I see The Economist has endorsed my view of Sr Rajoy as someone who says little and does even less. “The man who has nothing to say”, they've labelled him. And when he does speak, they add, he “offers something that stretches credibility: austerity without pain.” They do recognise that he faces a dilemma over the coming months. “To win votes he must seem moderate, but to gain respect from the markets and Brussels he must seem severe. For the moment, votes are what counts.” More here. As ever, the comments, particularly from Spaniards, are fascinating. And informative.
By the by, I particularly like the charge levelled at a Catalan contributor . . . “The itch of nationalism makes you scratch in all places where you think someone bit your national pride.”
Talking about pride . . . I was amused to hear from a friend that her daughter had been told by her boss – someone I've never met – that I had a reputation in town for 1. being a drunkard, 2. being seen around town with numerous women who are almost-whores, and 3. being someone whose neighbours spoke badly of me. What pains me about this is how little I've had to do to gain this enviable – but mis-pitched – fame. And I really think it could have been balanced by something along the lines of “On the other hand, he's well-endowed when it comes to . . . blog-writing", for example. As for my neighbours, if this is true, they must be very two-faced as all of them are extremely friendly. Unless it was the Catalans who left recently, having said not a word to me in ten years. But possibly having said a few downtown. Ah, well. There's only one thing worse than being talked about . . .

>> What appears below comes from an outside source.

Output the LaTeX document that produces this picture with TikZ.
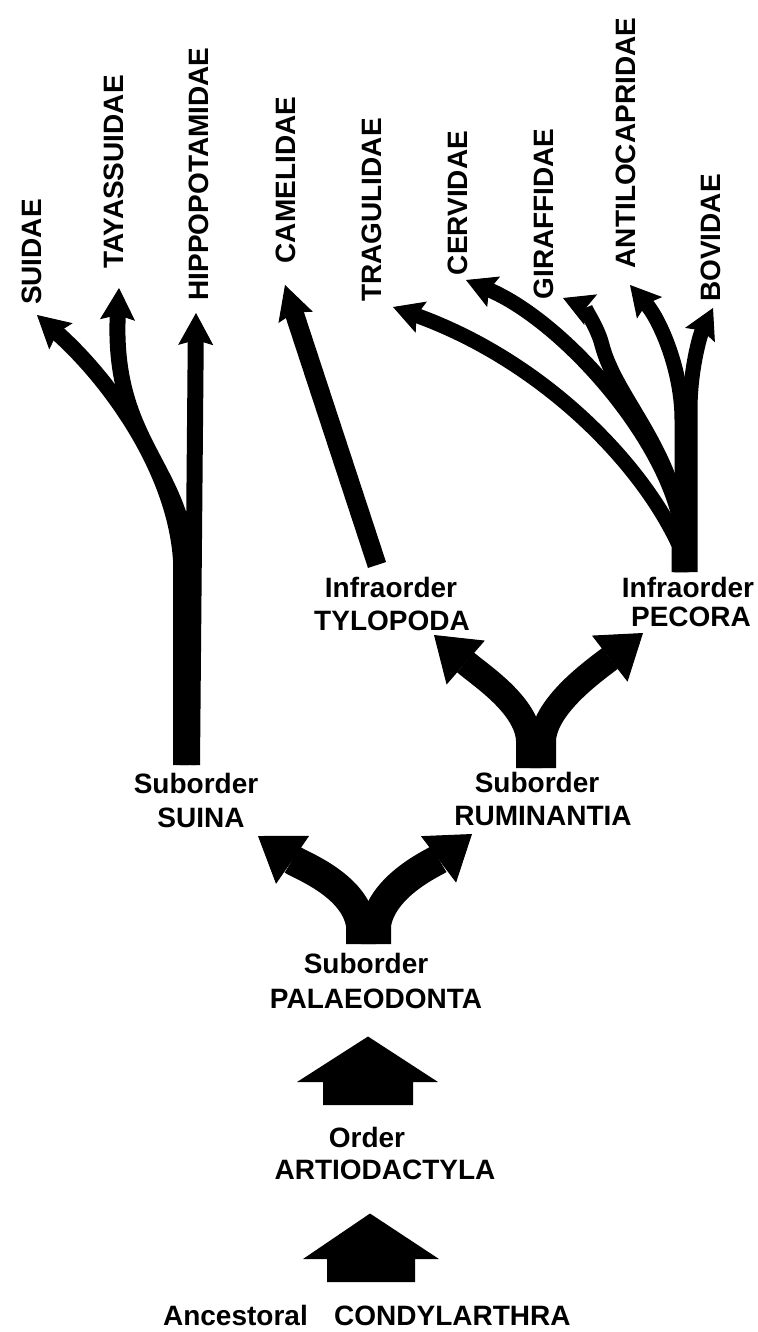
\documentclass[tikz,border=0pt]{standalone}
\usepackage{fontspec}
\setmainfont{Liberation Sans}
\usetikzlibrary{arrows.meta}
\begin{document}
\begin{tikzpicture}[x=1pt,y=-1pt,
  lbl/.style={font=\bfseries\fontsize{28}{34}\selectfont, inner sep=0pt, anchor=base},
  vlbl/.style={lbl, rotate=90},
  twig/.style={line width=16pt, -{Stealth[length=32pt,width=35pt,inset=5pt,line width=1pt]}},
  twigp/.style={line width=15pt, -{Stealth[length=30pt,width=33pt,inset=5pt,line width=1pt]}},
  forkp/.style={line width=30pt, -{Triangle[length=42pt,width=58pt,line width=1pt]}},
  forkr/.style={line width=26pt, -{Triangle[length=42pt,width=58pt,line width=1pt]}},
  block/.style={fill=black}]
\useasboundingbox (0,0) rectangle (757,1332);

% ---------- family labels (vertical)
\node[vlbl] (suidae)  at (41,252)  {SUIDAE};
\node[vlbl] (tayas)   at (123,172) {TAYASSUIDAE};
\node[vlbl] (hippo)   at (208,174) {HIPPOPOTAMIDAE};
\node[vlbl] (camel)   at (295,180) {CAMELIDAE};
\node[vlbl] (tragul)  at (381,210) {TRAGULIDAE};
\node[vlbl] (cerv)    at (467,203) {CERVIDAE};
\node[vlbl] (giraf)   at (553,214) {GIRAFFIDAE};
\node[vlbl] (antilo)  at (635,143) {ANTILOCAPRIDAE};
\node[vlbl] (bovid)   at (720,238) {BOVIDAE};

% ---------- group labels
\node[lbl] (suinaR) at (196,793) {Suborder};
\node[lbl] (suina)  at (201,827) {SUINA};
\node[lbl] (rumR)   at (537,792) {Suborder};
\node[lbl] (rum)    at (543,825) {RUMINANTIA};
\node[lbl] (tylR)   at (391,597) {Infraorder};
\node[lbl] (tyl)    at (392,630) {TYLOPODA};
\node[lbl] (pecR)   at (688,597) {Infraorder};
\node[lbl] (pec)    at (691,626) {PECORA};
\node[lbl] (palR)   at (366,973) {Suborder};
\node[lbl] (pal)    at (376,1008) {PALAEODONTA};
\node[lbl] (ordR)   at (367,1147) {Order};
\node[lbl] (art)    at (385,1179) {ARTIODACTYLA};
\node[lbl,anchor=base east] (anc)  at (308,1325) {Ancestoral};
\node[lbl,anchor=base west] (cond) at (334,1325) {CONDYLARTHRA};

% ---------- named end points
\coordinate (suinaA) at (181,765);
\coordinate (suinaB) at (188,765);
\coordinate (suinaC) at (192,765);
\coordinate (suidaeT) at (37,315);
\coordinate (tayasT)  at (119,288);
\coordinate (hippoT)  at (196,313);

\coordinate (tylS)   at (377,565);
\coordinate (camelT) at (285,285);

\coordinate (pecA) at (679,572);
\coordinate (pecB) at (681,572);
\coordinate (pecC) at (682,572);
\coordinate (pecD) at (690,572);
\coordinate (tragT) at (393,307);
\coordinate (cervT) at (466,280);
\coordinate (girT)  at (563,298);
\coordinate (antT)  at (630,285);
\coordinate (bovT)  at (713,308);

\coordinate (rumA) at (529,768);
\coordinate (rumB) at (543,768);
\coordinate (tylT) at (434,635);
\coordinate (pecT) at (643,633);

\coordinate (palA) at (361,944);
\coordinate (palB) at (376,944);
\coordinate (suinaT) at (258,836);
\coordinate (rumT)   at (472,834);

% ---------- Suina branches
\draw[twig] (suinaA) -- (181,560) .. controls (175,470) and (110,380) .. (suidaeT);
\draw[twig] (suinaB) -- (188,560) .. controls (180,465) and (112,440) .. (tayasT);
\draw[twig] (suinaC) -- (hippoT);

% ---------- Tylopoda branch
\draw[line width=19pt, -{Stealth[length=34pt,width=36pt,inset=5pt,line width=1pt]}] (tylS) -- (camelT);

% ---------- Pecora branches
\draw[twigp] (pecA) -- (679,545) .. controls (640,460) and (540,360) .. (tragT);
\draw[twigp] (pecB) -- (680,520) .. controls (660,430) and (560,320) .. (cervT);
\draw[twigp] (pecB) -- (681,520) .. controls (665,440) and (615,395) .. (602,345)
                    .. controls (597,325) and (582,306) .. (girT);
\draw[twigp] (pecC) -- (682,420) .. controls (682,370) and (660,320) .. (antT);
\draw[twigp] (pecD) -- (690,410) .. controls (690,370) and (700,335) .. (bovT);

% ---------- Ruminantia fork
\draw[forkr] (rumA) -- (529,740) .. controls (527,705) and (480,675) .. (tylT);
\draw[forkr] (rumB) -- (543,740) .. controls (545,705) and (595,670) .. (pecT);

% ---------- Palaeodonta fork
\draw[forkp] (palA) -- (361,925) .. controls (355,885) and (300,865) .. (suinaT);
\draw[forkp] (palB) -- (376,925) .. controls (382,885) and (435,862) .. (rumT);

% ---------- block arrows
\fill[block] (323,1105) -- (323,1082) -- (297,1082) -- (368,1036.5) -- (438,1082)
  -- (413,1082) -- (413,1105) -- cycle;
\fill[block] (327,1282) -- (327,1259) -- (303,1259) -- (370,1213.5) -- (439,1259)
  -- (415,1259) -- (415,1282) -- cycle;
\end{tikzpicture}
\end{document}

Another comment of mine endorsed in today's UK press is that the next last-minute decision by the EU grands legumes must be in favour of one of the nuclear options:- Either create real fiscal union now or break up the eurozone . . “A break-up of the euro would be a terrifying upheaval for the world economy, but the ECB's decision on Sunday to start buying the bonds of the Italian and Spanish governments has won a reprieve at least until the autumn. Then Europe’s politicians must face the inevitable decision that they have postponed since the start of the crisis: to dismantle the euro or to create a full-scale fiscal federation.”
Meanwhile, though, something strange and unexpected is said to be going on . . “What is happening is momentous. The more Europe steps in to buy Italian and Spanish debt, the more Germany shifts towards the group of countries that could be attacked. . . Europe is replicating mistakes made by financial authorities after the Lehman crisis when good banks were merged with bad banks. This time the destructive "fission" is taking place between solvent and insolvent states. Investors are taking flight before the fission turns "explosive”. Hence the problems France has had today, I guess.
Talking of autumn . . . Hear's a foto of the Savoy café in Pontevedra's main square. You may recall this was due to open in "spring". Well, next year maybe. But at least it doesn't look as bad now as it did for years.
Finally . . . Speaking to my mother today, she repeated her view that – unlike my very religious sister who's actually met him - she didn't like “this Pope”.
I don't like his eyes. He doesn't look at you.
When asked what she thought should be done with the rioters, she opined they should be put on a liner to be set adrift on the Atlantic ocean. But I don't think this is Catholic dogma. Yet.